● TO DO
The copy must start at the line that contains "Convert this chart to Plotly code." and finish at the line that contains "0.8, 0.9, 1.0]", reproducing each line exactly. Any picture in that span is omitted.

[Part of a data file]
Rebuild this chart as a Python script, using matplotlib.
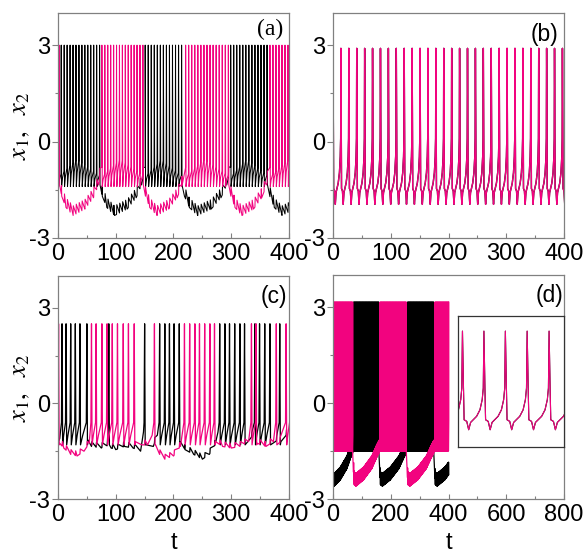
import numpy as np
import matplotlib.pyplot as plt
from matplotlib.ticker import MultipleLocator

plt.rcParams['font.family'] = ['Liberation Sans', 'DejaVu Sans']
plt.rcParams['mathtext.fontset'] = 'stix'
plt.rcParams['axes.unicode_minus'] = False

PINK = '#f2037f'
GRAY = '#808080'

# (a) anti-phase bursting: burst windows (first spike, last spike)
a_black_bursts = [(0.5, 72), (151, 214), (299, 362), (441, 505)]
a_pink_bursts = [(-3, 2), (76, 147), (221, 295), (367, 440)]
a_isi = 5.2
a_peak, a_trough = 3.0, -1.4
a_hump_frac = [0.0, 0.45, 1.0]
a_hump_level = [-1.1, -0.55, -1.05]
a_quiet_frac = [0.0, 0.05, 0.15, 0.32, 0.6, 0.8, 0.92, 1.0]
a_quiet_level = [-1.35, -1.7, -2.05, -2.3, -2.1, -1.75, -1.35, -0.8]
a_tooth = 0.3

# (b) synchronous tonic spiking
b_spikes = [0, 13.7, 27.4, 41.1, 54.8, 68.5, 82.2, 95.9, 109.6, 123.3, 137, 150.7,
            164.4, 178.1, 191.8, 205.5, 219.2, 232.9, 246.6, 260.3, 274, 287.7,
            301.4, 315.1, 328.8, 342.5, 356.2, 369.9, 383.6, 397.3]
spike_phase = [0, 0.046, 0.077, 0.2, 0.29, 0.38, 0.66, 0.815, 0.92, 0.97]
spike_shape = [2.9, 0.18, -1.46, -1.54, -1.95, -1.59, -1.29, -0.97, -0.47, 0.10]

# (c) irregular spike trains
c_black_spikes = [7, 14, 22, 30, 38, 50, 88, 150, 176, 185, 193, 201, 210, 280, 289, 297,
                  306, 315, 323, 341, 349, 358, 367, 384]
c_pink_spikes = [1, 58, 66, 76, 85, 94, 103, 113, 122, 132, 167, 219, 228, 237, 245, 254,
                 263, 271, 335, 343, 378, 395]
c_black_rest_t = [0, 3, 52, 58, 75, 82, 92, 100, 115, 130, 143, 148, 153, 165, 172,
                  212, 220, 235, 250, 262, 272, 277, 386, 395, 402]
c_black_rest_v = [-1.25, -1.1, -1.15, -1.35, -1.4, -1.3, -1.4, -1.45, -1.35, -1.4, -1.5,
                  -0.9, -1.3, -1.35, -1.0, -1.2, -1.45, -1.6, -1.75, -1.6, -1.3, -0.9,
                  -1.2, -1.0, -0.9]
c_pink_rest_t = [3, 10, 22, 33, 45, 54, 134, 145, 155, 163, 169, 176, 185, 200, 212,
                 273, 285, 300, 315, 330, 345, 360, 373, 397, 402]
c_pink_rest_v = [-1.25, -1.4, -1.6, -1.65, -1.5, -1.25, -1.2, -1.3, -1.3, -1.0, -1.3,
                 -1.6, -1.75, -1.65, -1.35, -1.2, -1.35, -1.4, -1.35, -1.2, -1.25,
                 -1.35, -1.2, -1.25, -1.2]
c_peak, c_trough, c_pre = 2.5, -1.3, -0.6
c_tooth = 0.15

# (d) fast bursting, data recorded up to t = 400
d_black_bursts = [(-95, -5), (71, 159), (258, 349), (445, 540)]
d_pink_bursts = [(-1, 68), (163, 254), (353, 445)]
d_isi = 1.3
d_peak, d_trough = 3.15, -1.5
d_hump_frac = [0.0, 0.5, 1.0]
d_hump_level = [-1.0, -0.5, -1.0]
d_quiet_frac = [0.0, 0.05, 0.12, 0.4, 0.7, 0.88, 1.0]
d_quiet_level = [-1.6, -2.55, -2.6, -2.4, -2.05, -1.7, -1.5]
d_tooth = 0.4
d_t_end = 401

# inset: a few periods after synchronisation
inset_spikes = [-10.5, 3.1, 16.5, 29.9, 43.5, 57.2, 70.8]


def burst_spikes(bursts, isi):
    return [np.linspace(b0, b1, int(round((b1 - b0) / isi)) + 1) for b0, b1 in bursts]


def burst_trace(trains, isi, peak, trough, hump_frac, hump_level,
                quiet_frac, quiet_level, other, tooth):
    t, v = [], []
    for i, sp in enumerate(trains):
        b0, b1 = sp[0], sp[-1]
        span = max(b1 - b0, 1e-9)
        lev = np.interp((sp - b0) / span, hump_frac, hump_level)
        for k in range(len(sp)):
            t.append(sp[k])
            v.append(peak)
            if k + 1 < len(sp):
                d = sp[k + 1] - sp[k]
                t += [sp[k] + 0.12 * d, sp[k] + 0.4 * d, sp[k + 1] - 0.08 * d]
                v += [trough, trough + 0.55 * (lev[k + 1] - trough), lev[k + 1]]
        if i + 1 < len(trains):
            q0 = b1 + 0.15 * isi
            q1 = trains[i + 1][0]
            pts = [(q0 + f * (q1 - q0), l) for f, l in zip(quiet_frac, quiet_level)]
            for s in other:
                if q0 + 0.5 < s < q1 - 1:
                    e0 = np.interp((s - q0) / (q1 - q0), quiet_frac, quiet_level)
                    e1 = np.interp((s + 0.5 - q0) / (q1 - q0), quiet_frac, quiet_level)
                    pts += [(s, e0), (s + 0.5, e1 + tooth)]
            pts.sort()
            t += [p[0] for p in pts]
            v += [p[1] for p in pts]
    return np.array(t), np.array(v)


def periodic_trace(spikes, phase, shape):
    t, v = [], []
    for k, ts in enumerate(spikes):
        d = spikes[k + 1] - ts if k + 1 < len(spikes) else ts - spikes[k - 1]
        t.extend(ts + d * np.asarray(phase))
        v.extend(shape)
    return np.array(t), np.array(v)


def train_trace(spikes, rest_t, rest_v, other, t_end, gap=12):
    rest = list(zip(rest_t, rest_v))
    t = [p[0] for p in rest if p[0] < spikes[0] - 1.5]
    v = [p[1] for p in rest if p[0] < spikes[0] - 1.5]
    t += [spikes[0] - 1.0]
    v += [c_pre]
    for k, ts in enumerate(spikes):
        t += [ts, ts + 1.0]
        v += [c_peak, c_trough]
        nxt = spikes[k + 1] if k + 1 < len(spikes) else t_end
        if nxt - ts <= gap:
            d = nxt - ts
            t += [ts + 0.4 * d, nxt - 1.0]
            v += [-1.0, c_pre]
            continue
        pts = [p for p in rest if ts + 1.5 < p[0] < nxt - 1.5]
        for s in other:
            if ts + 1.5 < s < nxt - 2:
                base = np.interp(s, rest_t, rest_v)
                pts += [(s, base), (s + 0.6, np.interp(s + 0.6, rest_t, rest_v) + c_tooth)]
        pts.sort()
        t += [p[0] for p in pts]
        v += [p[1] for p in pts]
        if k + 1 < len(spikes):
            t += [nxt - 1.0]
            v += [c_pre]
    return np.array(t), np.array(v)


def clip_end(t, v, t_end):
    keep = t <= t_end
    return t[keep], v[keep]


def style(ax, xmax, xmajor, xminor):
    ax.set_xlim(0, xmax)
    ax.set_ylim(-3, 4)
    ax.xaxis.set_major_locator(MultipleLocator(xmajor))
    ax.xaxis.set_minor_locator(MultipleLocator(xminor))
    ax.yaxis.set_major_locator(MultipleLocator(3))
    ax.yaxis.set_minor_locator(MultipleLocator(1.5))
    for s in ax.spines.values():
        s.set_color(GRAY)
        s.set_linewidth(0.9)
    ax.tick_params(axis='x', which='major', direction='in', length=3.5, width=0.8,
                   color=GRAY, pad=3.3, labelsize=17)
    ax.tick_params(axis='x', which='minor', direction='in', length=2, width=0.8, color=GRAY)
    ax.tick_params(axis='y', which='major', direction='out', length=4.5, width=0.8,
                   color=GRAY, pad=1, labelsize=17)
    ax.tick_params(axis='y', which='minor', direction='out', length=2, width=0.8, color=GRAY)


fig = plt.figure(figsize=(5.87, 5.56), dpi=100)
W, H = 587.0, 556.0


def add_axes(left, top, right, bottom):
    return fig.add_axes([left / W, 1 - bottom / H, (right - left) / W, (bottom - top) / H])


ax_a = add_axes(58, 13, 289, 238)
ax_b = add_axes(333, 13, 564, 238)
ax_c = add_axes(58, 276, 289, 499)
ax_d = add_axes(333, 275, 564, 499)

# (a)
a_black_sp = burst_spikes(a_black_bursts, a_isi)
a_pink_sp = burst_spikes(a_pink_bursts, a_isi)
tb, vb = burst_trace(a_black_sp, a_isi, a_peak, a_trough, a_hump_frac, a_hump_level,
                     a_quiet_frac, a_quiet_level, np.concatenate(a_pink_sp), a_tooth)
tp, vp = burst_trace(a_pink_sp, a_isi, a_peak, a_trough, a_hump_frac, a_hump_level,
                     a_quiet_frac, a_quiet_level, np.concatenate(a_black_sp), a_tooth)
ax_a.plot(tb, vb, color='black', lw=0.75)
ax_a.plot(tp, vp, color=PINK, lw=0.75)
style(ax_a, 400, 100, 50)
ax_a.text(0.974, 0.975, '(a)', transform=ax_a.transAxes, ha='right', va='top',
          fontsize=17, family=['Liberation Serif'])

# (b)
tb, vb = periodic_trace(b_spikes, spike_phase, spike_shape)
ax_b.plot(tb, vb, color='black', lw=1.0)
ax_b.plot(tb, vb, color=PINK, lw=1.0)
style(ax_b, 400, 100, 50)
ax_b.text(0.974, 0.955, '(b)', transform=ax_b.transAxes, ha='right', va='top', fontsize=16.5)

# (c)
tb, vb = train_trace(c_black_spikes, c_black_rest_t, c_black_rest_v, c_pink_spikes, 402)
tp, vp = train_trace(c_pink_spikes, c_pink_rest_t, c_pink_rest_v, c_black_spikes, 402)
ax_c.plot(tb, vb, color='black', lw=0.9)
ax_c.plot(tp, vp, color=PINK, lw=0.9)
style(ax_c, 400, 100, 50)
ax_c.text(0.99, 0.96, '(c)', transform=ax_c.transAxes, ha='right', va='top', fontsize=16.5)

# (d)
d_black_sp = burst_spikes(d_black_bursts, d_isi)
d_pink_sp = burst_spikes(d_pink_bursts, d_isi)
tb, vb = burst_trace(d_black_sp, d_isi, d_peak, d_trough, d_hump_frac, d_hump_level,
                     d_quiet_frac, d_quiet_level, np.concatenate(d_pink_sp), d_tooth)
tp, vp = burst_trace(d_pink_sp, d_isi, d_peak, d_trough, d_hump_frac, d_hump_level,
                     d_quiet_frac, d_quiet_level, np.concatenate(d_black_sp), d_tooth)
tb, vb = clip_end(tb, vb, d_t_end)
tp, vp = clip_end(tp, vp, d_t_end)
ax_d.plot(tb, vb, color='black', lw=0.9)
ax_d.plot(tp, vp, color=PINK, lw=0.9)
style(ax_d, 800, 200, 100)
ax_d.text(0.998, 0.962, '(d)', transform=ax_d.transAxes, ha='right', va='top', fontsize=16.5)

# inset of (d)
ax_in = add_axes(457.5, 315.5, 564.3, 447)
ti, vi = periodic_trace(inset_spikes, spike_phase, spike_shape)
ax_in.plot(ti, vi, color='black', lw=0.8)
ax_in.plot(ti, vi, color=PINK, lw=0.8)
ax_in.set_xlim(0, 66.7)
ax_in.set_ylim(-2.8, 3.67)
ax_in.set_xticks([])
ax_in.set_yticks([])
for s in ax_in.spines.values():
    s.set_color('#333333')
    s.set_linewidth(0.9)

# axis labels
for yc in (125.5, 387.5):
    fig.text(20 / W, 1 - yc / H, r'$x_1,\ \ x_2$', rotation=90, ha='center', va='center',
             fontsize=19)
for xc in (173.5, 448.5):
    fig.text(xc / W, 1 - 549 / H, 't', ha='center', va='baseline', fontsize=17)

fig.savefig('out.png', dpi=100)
==
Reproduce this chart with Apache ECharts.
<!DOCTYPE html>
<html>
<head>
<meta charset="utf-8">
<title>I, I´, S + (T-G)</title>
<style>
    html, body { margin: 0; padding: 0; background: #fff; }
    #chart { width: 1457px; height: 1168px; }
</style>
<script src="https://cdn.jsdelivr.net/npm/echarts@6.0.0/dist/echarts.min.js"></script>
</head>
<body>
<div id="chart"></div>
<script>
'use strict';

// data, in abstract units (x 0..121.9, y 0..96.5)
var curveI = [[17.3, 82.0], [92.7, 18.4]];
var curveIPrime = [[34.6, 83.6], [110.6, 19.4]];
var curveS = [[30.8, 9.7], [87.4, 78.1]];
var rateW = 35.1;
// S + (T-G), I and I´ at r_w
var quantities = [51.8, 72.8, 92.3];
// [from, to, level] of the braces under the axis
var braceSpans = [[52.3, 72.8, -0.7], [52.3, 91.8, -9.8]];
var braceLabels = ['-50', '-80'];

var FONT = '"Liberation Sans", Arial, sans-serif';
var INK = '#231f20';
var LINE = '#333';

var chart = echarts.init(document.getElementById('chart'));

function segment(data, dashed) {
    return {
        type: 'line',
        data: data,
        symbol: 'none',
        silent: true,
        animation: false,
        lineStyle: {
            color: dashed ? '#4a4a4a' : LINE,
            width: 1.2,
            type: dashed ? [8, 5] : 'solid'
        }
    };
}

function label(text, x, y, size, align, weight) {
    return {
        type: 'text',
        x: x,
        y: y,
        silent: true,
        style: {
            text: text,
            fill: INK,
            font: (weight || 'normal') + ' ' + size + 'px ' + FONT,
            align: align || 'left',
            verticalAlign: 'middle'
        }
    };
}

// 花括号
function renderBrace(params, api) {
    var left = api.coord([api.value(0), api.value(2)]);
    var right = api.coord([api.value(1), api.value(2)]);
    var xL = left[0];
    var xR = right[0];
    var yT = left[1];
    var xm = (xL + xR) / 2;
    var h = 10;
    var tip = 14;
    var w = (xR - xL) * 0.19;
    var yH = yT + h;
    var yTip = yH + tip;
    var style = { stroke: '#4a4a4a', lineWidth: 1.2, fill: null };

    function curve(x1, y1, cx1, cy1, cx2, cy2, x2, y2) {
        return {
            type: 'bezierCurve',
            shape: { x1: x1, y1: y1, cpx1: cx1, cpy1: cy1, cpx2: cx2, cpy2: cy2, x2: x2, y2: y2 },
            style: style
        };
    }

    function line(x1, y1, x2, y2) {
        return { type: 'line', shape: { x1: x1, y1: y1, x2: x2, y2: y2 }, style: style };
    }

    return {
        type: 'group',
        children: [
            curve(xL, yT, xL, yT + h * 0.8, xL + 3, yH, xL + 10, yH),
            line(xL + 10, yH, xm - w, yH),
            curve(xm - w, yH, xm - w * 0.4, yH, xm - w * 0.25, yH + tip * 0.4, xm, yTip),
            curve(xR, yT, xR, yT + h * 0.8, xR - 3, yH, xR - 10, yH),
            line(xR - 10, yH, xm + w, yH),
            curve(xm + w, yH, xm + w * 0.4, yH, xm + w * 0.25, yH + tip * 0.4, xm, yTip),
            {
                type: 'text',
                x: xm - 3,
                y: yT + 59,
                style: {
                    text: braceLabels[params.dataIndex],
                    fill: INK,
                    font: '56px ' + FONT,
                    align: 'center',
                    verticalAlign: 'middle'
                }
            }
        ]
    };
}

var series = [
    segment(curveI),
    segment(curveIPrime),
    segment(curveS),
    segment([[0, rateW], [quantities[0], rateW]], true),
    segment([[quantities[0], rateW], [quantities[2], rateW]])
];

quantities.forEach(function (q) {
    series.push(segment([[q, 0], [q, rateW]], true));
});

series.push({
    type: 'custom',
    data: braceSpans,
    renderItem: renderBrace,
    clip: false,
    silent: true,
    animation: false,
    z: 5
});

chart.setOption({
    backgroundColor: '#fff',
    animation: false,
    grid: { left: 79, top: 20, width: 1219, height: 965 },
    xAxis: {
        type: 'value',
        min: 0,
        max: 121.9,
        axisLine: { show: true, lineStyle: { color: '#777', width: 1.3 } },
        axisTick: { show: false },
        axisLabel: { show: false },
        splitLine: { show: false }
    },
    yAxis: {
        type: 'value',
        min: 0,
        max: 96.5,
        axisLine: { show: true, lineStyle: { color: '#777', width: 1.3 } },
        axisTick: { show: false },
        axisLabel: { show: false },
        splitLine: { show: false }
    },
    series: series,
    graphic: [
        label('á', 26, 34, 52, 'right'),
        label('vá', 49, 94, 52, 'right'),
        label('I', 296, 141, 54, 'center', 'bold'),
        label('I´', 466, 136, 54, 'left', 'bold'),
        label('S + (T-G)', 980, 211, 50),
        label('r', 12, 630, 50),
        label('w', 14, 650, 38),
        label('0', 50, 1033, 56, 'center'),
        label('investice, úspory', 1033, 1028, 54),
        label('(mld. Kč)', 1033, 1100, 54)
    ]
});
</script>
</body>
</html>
---
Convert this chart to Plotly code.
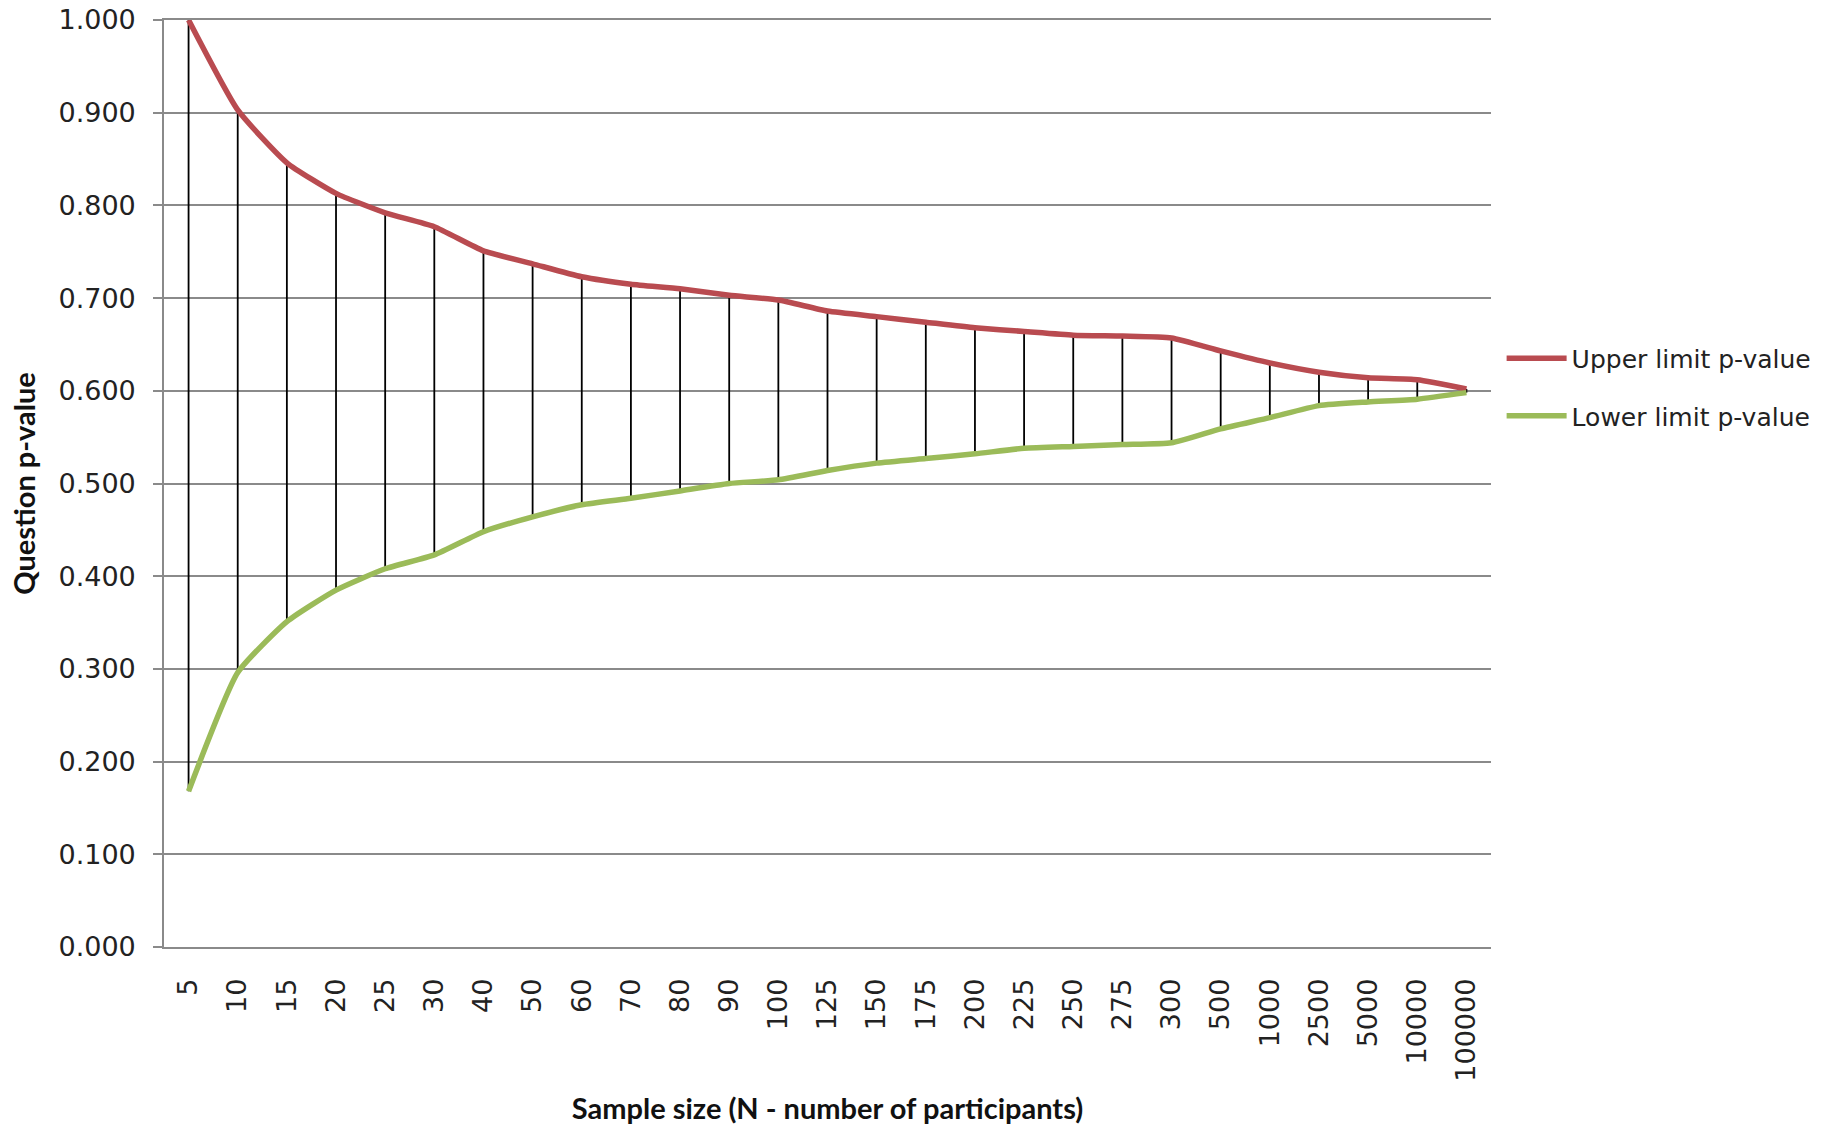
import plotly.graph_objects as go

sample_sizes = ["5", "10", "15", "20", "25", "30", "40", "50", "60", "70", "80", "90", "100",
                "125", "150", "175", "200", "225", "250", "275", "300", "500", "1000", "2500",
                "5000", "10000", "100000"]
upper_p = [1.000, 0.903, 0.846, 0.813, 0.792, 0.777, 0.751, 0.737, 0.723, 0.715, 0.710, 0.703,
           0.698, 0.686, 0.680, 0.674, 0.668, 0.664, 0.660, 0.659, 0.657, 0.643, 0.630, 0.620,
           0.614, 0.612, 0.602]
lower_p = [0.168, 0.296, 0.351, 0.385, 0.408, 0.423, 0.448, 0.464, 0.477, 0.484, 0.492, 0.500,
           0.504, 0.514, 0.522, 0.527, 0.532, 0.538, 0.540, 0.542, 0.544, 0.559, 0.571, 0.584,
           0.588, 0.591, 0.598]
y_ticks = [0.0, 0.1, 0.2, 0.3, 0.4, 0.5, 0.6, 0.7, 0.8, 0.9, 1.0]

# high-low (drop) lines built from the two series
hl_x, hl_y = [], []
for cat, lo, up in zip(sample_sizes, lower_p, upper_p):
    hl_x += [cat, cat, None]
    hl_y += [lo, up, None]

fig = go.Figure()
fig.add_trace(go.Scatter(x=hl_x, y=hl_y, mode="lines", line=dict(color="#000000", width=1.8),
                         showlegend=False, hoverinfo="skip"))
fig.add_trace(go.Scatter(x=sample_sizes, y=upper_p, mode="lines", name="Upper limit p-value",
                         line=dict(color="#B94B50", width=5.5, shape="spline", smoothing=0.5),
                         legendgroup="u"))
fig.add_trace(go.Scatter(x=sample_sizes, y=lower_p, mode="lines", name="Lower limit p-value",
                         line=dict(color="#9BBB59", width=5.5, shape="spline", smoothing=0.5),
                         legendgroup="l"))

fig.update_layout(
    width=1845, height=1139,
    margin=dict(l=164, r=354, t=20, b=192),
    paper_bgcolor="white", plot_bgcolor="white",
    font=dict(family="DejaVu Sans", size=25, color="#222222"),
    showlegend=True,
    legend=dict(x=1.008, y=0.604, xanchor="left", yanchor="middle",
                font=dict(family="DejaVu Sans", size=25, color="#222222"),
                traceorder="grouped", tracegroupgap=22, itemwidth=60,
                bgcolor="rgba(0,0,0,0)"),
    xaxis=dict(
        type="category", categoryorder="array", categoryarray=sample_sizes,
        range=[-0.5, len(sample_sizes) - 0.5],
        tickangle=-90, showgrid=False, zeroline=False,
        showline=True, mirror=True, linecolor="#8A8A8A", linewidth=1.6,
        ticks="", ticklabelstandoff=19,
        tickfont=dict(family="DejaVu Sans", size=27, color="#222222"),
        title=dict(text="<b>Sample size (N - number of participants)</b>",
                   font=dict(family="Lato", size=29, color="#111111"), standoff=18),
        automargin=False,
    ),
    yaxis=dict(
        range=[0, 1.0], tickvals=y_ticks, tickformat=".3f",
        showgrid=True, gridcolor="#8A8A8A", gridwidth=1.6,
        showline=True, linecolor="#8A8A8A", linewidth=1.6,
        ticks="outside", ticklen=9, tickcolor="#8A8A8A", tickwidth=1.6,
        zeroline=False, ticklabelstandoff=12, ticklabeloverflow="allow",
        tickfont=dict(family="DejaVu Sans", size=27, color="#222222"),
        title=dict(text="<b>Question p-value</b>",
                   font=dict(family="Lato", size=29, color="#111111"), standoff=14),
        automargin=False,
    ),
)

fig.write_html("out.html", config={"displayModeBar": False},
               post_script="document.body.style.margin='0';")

● FULL ANSWER
Convert this chart to Plotly code.
import plotly.graph_objects as go

sample_sizes = ["5", "10", "15", "20", "25", "30", "40", "50", "60", "70", "80", "90", "100",
                "125", "150", "175", "200", "225", "250", "275", "300", "500", "1000", "2500",
                "5000", "10000", "100000"]
upper_p = [1.000, 0.903, 0.846, 0.813, 0.792, 0.777, 0.751, 0.737, 0.723, 0.715, 0.710, 0.703,
           0.698, 0.686, 0.680, 0.674, 0.668, 0.664, 0.660, 0.659, 0.657, 0.643, 0.630, 0.620,
           0.614, 0.612, 0.602]
lower_p = [0.168, 0.296, 0.351, 0.385, 0.408, 0.423, 0.448, 0.464, 0.477, 0.484, 0.492, 0.500,
           0.504, 0.514, 0.522, 0.527, 0.532, 0.538, 0.540, 0.542, 0.544, 0.559, 0.571, 0.584,
           0.588, 0.591, 0.598]
y_ticks = [0.0, 0.1, 0.2, 0.3, 0.4, 0.5, 0.6, 0.7, 0.8, 0.9, 1.0]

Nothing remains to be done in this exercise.